Final answer:
After analyzing the given quadratic equations, the equation that does not have a vertex at (1, -2) is the first one, with a typo likely present. Once corrected, it shows a different vertex, not at (1, -2).
Step-by-step explanation:
To determine which of the given quadratic equations does not have a vertex at (1, -2), we need to analyze the equations and find the vertex form. A quadratic equation in vertex form is y = a(x - h)² + k, where (h, k) is the vertex of the parabola.
- For the equation y=x²-2x-1, rewriting it in vertex form gives us y = (x - 1)² - 2, with a vertex at (1, -2).
- In the case of y=1/4x²-1/2x-7/4, converting to vertex form yields y = 1/4(x - 1)² - 2, having the vertex at (1, -2) as well.
- Considering y= 3x²-6x+1, it simplifies to y = 3(x - 1)² - 2, resulting in a vertex at (1, -2).
- However, the first option y=1/4x²+3/2x=17 appears to have a typo or an extraneous component, rendering it unclear.
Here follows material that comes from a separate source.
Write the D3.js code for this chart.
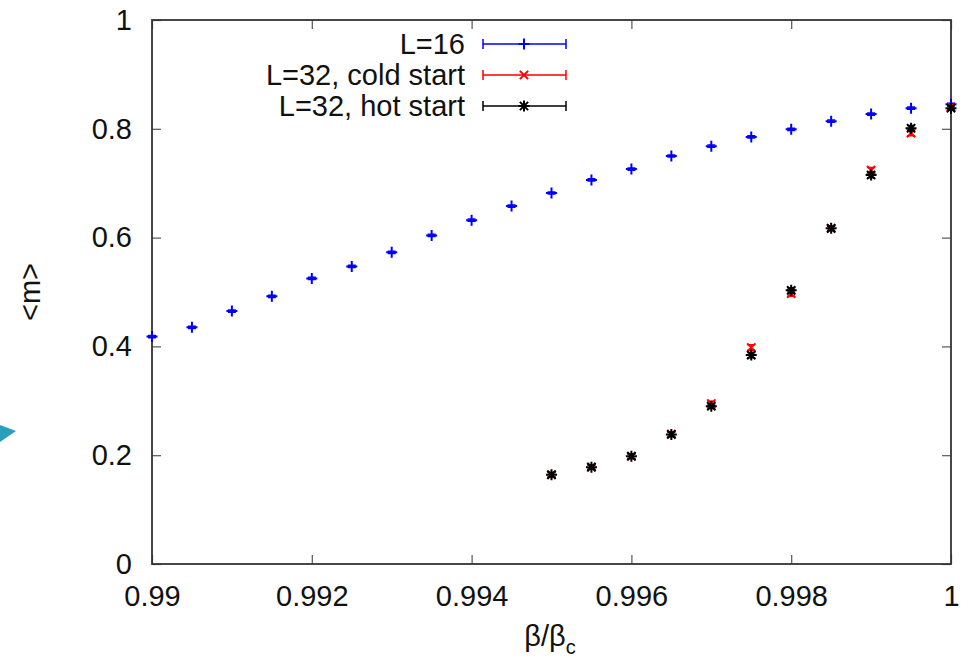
<!DOCTYPE html>
<html>
<head>
<meta charset="utf-8">
<script src="https://cdn.jsdelivr.net/npm/d3@7"></script>
<style>
  body { margin: 0; background: #fff; }
  svg { display: block; font-family: "Liberation Sans", Arial, sans-serif; }
</style>
</head>
<body>
<div id="chart"></div>
<script>
// beta / beta_c values
const betaL16 = [0.99, 0.9905, 0.991, 0.9915, 0.992, 0.9925, 0.993, 0.9935, 0.994, 0.9945, 0.995,
                 0.9955, 0.996, 0.9965, 0.997, 0.9975, 0.998, 0.9985, 0.999, 0.9995, 1.0];
const mL16 = [0.418, 0.435, 0.465, 0.492, 0.525, 0.547, 0.573, 0.604, 0.632, 0.658, 0.682,
              0.706, 0.726, 0.750, 0.768, 0.785, 0.799, 0.814, 0.827, 0.838, 0.845];
const errL16 = [0.002, 0.002, 0.002, 0.002, 0.002, 0.002, 0.002, 0.002, 0.002, 0.002, 0.002,
                0.002, 0.002, 0.002, 0.002, 0.002, 0.002, 0.002, 0.002, 0.002, 0.002];

const betaL32 = [0.995, 0.9955, 0.996, 0.9965, 0.997, 0.9975, 0.998, 0.9985, 0.999, 0.9995, 1.0];
const mCold = [0.164, 0.178, 0.198, 0.239, 0.295, 0.398, 0.497, 0.617, 0.724, 0.792, 0.840];
const errCold = [0.004, 0.004, 0.004, 0.004, 0.004, 0.005, 0.005, 0.004, 0.005, 0.005, 0.004];
const mHot = [0.164, 0.178, 0.198, 0.238, 0.290, 0.384, 0.503, 0.617, 0.715, 0.801, 0.838];
const errHot = [0.004, 0.004, 0.004, 0.004, 0.004, 0.005, 0.005, 0.004, 0.005, 0.005, 0.004];

const xTicks = [0.99, 0.992, 0.994, 0.996, 0.998, 1];
const yTicks = [0, 0.2, 0.4, 0.6, 0.8, 1];

const seriesNames = ["L=16", "L=32, cold start", "L=32, hot start"];
const seriesColors = ["#0000ff", "#ff0000", "#000000"];
const seriesShapes = ["plus", "cross", "star"];

const W = 970, H = 658;
const margin = { top: 20, right: 19, bottom: 94, left: 152 },
      width = W - margin.left - margin.right,
      height = H - margin.top - margin.bottom;
const fontSize = 29;

const root = d3.select("#chart").append("svg")
    .attr("width", W)
    .attr("height", H);

const svg = root.append("g")
    .attr("transform", "translate(" + margin.left + "," + margin.top + ")");

const x = d3.scaleLinear().domain([0.99, 1]).range([0, width]);
const y = d3.scaleLinear().domain([0, 1]).range([height, 0]);

// small teal arrowhead on the left edge (slide decoration)
root.append("polygon")
    .attr("points", "0,425 16,431 0,442")
    .attr("fill", "#2a9fbc");

// ticks on all four sides, pointing in
const tickLen = 9;
svg.append("g")
    .attr("transform", "translate(0," + height + ")")
    .call(d3.axisBottom(x).tickValues(xTicks).tickSizeInner(-tickLen).tickSizeOuter(0)
      .tickPadding(21).tickFormat(d => d === 1 ? "1" : d3.format(".3~f")(d)))
    .call(g => g.select(".domain").remove())
    .call(g => g.selectAll("text").attr("font-size", fontSize).attr("fill", "#111").attr("font-family", null))
    .call(g => g.selectAll("line").attr("stroke", "#555").attr("stroke-width", 1.2));

svg.append("g")
    .call(d3.axisTop(x).tickValues(xTicks).tickSizeInner(-tickLen).tickSizeOuter(0).tickFormat(""))
    .call(g => g.select(".domain").remove())
    .call(g => g.selectAll("line").attr("stroke", "#555").attr("stroke-width", 1.2));

svg.append("g")
    .call(d3.axisLeft(y).tickValues(yTicks).tickSizeInner(-tickLen).tickSizeOuter(0)
      .tickPadding(20).tickFormat(d3.format("~g")))
    .call(g => g.select(".domain").remove())
    .call(g => g.selectAll("text").attr("font-size", fontSize).attr("fill", "#111").attr("font-family", null))
    .call(g => g.selectAll("line").attr("stroke", "#555").attr("stroke-width", 1.2));

svg.append("g")
    .attr("transform", "translate(" + width + ",0)")
    .call(d3.axisRight(y).tickValues(yTicks).tickSizeInner(-tickLen).tickSizeOuter(0).tickFormat(""))
    .call(g => g.select(".domain").remove())
    .call(g => g.selectAll("line").attr("stroke", "#555").attr("stroke-width", 1.2));

// frame
svg.append("rect")
    .attr("width", width)
    .attr("height", height)
    .attr("fill", "none")
    .attr("stroke", "#333")
    .attr("stroke-width", 1.8);

// marker path generator
function markerPath(shape, s) {
  const d = d3.path();
  if (shape === "plus" || shape === "star") {
    d.moveTo(-s, 0); d.lineTo(s, 0);
    d.moveTo(0, -s); d.lineTo(0, s);
  }
  if (shape === "cross" || shape === "star") {
    const k = s * 0.75;
    d.moveTo(-k, -k); d.lineTo(k, k);
    d.moveTo(-k, k); d.lineTo(k, -k);
  }
  return d.toString();
}

function drawSeries(xs, ys, errs, color, shape) {
  const g = svg.append("g");
  const pts = xs.map((b, i) => ({ b: b, m: ys[i], e: errs[i] }));
  const cap = 4;
  g.selectAll("path.err")
    .data(pts)
    .enter().append("path")
      .attr("class", "err")
      .attr("d", d => {
        const cx = x(d.b), y0 = y(d.m - d.e), y1 = y(d.m + d.e);
        return "M" + cx + "," + y0 + "V" + y1 +
               "M" + (cx - cap) + "," + y0 + "H" + (cx + cap) +
               "M" + (cx - cap) + "," + y1 + "H" + (cx + cap);
      })
      .attr("stroke", color)
      .attr("stroke-width", 1.5)
      .attr("fill", "none");
  g.selectAll("path.mk")
    .data(pts)
    .enter().append("path")
      .attr("class", "mk")
      .attr("transform", d => "translate(" + x(d.b) + "," + y(d.m) + ")")
      .attr("d", markerPath(shape, 5.5))
      .attr("stroke", color)
      .attr("stroke-width", 2)
      .attr("fill", "none");
}

drawSeries(betaL16, mL16, errL16, seriesColors[0], seriesShapes[0]);
drawSeries(betaL32, mCold, errCold, seriesColors[1], seriesShapes[1]);
drawSeries(betaL32, mHot, errHot, seriesColors[2], seriesShapes[2]);

// legend
const legend = root.append("g");
seriesNames.forEach((name, i) => {
  const ly = 44 + i * 31;
  const row = legend.append("g").attr("transform", "translate(0," + ly + ")");
  row.append("text")
      .attr("x", 465)
      .attr("y", 0)
      .attr("dy", "0.35em")
      .attr("text-anchor", "end")
      .attr("font-size", fontSize)
      .attr("fill", "#111")
      .text(name);
  row.append("path")
      .attr("d", "M483,0H566M483,-5V5M566,-5V5")
      .attr("stroke", seriesColors[i])
      .attr("stroke-width", 1.5)
      .attr("fill", "none");
  row.append("path")
      .attr("transform", "translate(524,0)")
      .attr("d", markerPath(seriesShapes[i], 5.5))
      .attr("stroke", seriesColors[i])
      .attr("stroke-width", 2)
      .attr("fill", "none");
});

// axis labels
root.append("text")
    .attr("transform", "translate(30,292) rotate(-90)")
    .attr("text-anchor", "middle")
    .attr("dy", "0.35em")
    .attr("font-size", fontSize)
    .attr("fill", "#111")
    .text("<m>");

const xl = root.append("text")
    .attr("x", 550)
    .attr("y", 646)
    .attr("text-anchor", "middle")
    .attr("font-size", fontSize)
    .attr("fill", "#111");
xl.append("tspan").text("β/β");
xl.append("tspan").attr("font-size", 20).attr("dy", 8).text("c");
</script>
</body>
</html>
After discarding the '=17' part, which is likely a typo, the remaining quadratic y = 1/4x² + 3/2x can be completed to y = 1/4(x + 3)² - 9/4, leading to a vertex at (-3, -9/4), distinctly not (1, -2).
Consequently, the equation that does not have the vertex at (1, -2) is the first one, provided we ignore the likely typo.